Dalam konteks di atas, Rasulullah mengajarkan konsep ukhuwah dalam mengawal saudara atas jabatannya melalui tiga pendekatan, yaitu :
Pertama, dengan tangan (kekuasaan)mu. Apakah kuasa atas jabatan atau mungkin kuasa ilmu pengetahuan. Gunakan kuasa yang dimiliki untuk kebaikan dan memberi contoh nyata dalam keseharian dan kedamaian.
Kedua, dengan lisanmu (termasuk varian tulisan) namun tetap mengedepankan hiya ahsan (QS. an-Nahl:125). Kesantunan lisan akan menjadi obor dikegelapan, seteguk air dalam kehausan, atau pelipur ketika lara menghantam.
Ketiga, dengan hatimu (sembari berdoa agar Allah memberikan hidayah). Meski pendekatan ini selemah-lemahnya iman.
Sungguh, jabatan magnet misteri. Bila lepas dari ruh Ilahi, maka akhirnya wajar bila terlupa diri. Kunci kualitas selama memiliki jabatan dapat dilihat dari dua sisi, yaitu : Pertama, hasil nyata yang dicapai (varian indikator). Kedua, bangunan karakter pada unsur misi amanah yang dipikul.
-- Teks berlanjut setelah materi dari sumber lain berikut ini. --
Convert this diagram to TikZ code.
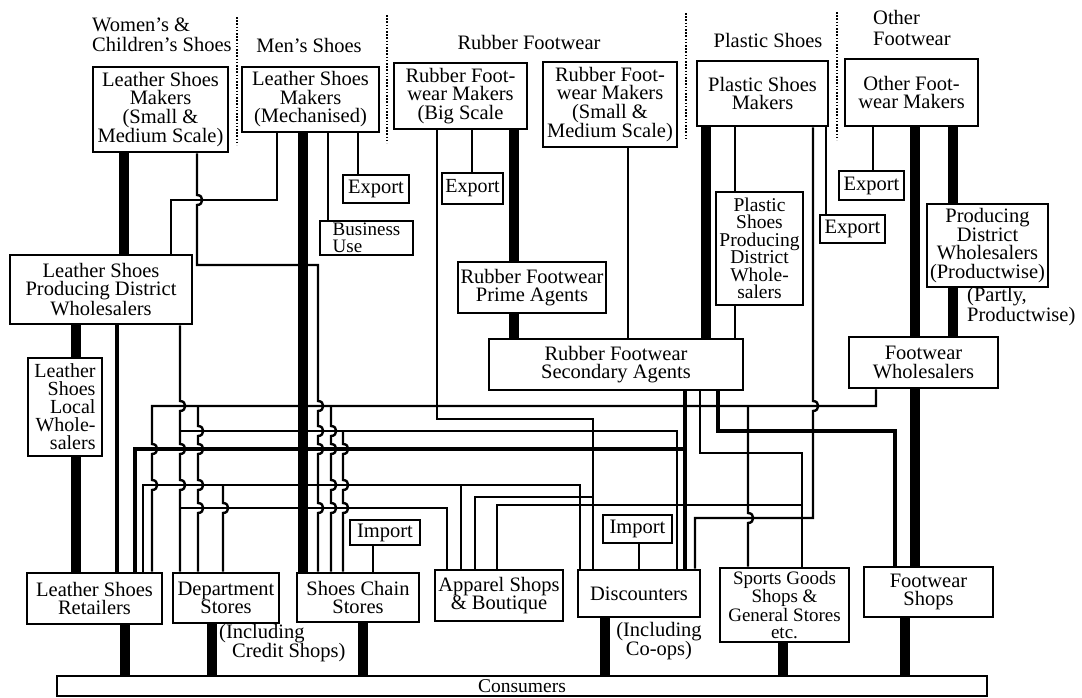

Kesemua kualitas tersebut terakumulasi pada penilaian unsur padanya pasca tanpa jabatan. Bila kebaikan, prestasi dan keadilan yang ditanam, maka penghormatan akan tetap dituai. Namun, bila “kekuatan dan ketakutan” yang disebar, maka cibiran dan kesepian yang akan didapatkan. Bagai kehidupan menemui kematian, ramai bersama ketika ada, sepi sendiri bila telah berpisah dengan jabatan.
Sungguh benar apa yang dikatakan bahwa “Allah akan menurunkan (mengutus) kualitas pemegang jabatan, sesuai dengan kualitas unsur-unsur di bawahnya”. Bila yang diutus sosok pembawa kebaikan, karena disebabkan seluruh unsur telah menyemai kebaikan pula. Demikian pula sebaliknya. Semua kita tidak ada yang mengerti misteri jabatan, sebelum pernah memperoleh amanah tersebut dan diuji menjalankannya secara bijak atau justeru melanjutkan kesalahan yang berkelindan. Bagaimanakah kita ? Pilihan bijak ada bila hati istiqomah.